Existem ainda toques e sinais para quem é da maçonaria. E esses são os mais secretos. No aperto de mãos, por exemplo, maçons se reconheceriam ao encostar o indicador no punho de quem está sendo cumprimentado. Outro sinal para identificação fora dos templos seria passar a mão pelo cabelo, virando-a durante o movimento. E como durante as cerimônias os maçons devem estar sempre eretos, uma maneira de se comunicar em lugares públicos é endireitar a coluna e colocar os pés em forma de esquadro. O abraço maçônico, presente em vários rituais, consiste em colocar um braço por cima e outro por baixo, em X, bater 3 vezes nas costas e trocar de posição outras 3 vezes.

Outra corrente de pesquisadores afirma que o segredo maçônico é uma coisa íntima, que nasce no fundo do coração de cada maçom. Afinal, se para os que estão do lado de fora a maçonaria é uma organização com forte inclinação para a política, para os que estão do lado de dentro tão ou mais importante é o conhecimento intelectual. O segredo é uma espécie de viagem espiritual que o iniciado faz e que dificilmente poderia exprimir-se com palavras. É algo que o maçom guarda para si. Quanto mais velho, mais volumoso é o seu segredo, composto dos resquícios de suas experiências de vida, diz Jesus Hortal, reitor da PUC-RJ, em seu livro Maçonaria e Igreja.
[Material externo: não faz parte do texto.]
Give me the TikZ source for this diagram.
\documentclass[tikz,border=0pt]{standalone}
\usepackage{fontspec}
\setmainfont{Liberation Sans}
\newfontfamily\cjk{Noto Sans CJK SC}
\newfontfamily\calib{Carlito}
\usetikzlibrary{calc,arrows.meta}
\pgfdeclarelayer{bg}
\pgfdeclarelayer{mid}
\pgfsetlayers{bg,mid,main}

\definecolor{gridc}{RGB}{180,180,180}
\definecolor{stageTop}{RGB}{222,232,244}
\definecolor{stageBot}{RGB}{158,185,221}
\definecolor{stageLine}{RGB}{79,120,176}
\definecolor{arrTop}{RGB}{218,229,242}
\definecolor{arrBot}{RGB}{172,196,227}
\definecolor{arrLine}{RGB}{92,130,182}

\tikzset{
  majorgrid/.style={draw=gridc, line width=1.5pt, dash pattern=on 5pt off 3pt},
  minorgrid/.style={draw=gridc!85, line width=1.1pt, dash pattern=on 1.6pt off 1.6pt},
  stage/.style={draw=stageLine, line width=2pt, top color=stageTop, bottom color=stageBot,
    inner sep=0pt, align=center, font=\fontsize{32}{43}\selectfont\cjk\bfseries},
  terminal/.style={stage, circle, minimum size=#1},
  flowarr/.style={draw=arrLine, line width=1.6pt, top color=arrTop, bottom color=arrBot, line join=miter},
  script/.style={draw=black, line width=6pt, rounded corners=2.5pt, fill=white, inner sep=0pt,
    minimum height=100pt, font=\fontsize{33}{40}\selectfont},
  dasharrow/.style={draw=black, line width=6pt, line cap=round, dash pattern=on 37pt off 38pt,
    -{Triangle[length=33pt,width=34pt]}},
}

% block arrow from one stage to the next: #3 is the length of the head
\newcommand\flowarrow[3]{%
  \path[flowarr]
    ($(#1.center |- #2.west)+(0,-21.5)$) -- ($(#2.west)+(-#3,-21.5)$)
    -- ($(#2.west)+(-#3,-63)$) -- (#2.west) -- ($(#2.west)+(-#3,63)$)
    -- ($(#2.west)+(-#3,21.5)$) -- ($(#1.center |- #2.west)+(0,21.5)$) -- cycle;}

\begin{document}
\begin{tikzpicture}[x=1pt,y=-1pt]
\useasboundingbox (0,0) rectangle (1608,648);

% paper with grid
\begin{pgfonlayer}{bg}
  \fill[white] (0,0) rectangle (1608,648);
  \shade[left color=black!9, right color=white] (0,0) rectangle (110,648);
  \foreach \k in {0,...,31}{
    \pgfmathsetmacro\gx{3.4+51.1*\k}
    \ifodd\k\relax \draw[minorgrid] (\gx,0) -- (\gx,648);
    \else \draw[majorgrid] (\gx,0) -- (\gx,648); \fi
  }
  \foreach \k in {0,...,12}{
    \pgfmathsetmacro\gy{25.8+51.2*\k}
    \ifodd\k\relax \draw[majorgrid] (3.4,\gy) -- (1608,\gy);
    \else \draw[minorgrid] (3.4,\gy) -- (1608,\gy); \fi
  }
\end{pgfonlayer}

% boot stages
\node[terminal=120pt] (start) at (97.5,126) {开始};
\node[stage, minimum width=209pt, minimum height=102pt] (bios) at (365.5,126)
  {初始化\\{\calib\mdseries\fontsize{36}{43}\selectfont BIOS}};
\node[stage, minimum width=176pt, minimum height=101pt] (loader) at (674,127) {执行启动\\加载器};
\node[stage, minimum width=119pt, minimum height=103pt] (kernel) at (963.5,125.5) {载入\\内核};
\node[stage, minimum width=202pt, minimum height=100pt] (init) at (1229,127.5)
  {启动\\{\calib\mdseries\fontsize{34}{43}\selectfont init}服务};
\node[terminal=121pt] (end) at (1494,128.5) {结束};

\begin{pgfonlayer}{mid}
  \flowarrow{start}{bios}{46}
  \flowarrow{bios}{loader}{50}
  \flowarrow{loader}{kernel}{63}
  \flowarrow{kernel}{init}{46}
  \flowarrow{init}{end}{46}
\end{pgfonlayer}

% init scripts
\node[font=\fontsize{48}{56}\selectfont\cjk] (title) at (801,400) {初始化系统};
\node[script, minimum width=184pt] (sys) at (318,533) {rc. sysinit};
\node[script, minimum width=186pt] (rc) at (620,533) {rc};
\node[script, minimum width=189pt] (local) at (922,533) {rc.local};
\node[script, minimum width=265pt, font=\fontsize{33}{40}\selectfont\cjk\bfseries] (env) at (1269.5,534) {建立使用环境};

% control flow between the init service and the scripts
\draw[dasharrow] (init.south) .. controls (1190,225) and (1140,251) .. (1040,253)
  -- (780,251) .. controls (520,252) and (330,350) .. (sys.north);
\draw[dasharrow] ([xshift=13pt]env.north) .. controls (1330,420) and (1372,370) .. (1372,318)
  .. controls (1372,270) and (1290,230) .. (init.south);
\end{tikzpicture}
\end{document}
Tantas hipóteses para explicar qual seria o mistério maçônico fez surgir até o grupo dos céticos. Gente como o filósofo John Locke, que sugeriu que o grande segredo guardado pela maçonaria é que não existe segredo nenhum. O que, cá entre nós, seria uma revelação de proporções nada desprezíveis. Mesmo que a inexistência de algum segredo seja o grande segredo maçônico, não é uma pequena proeza manter isso em segredo, afirmou Locke.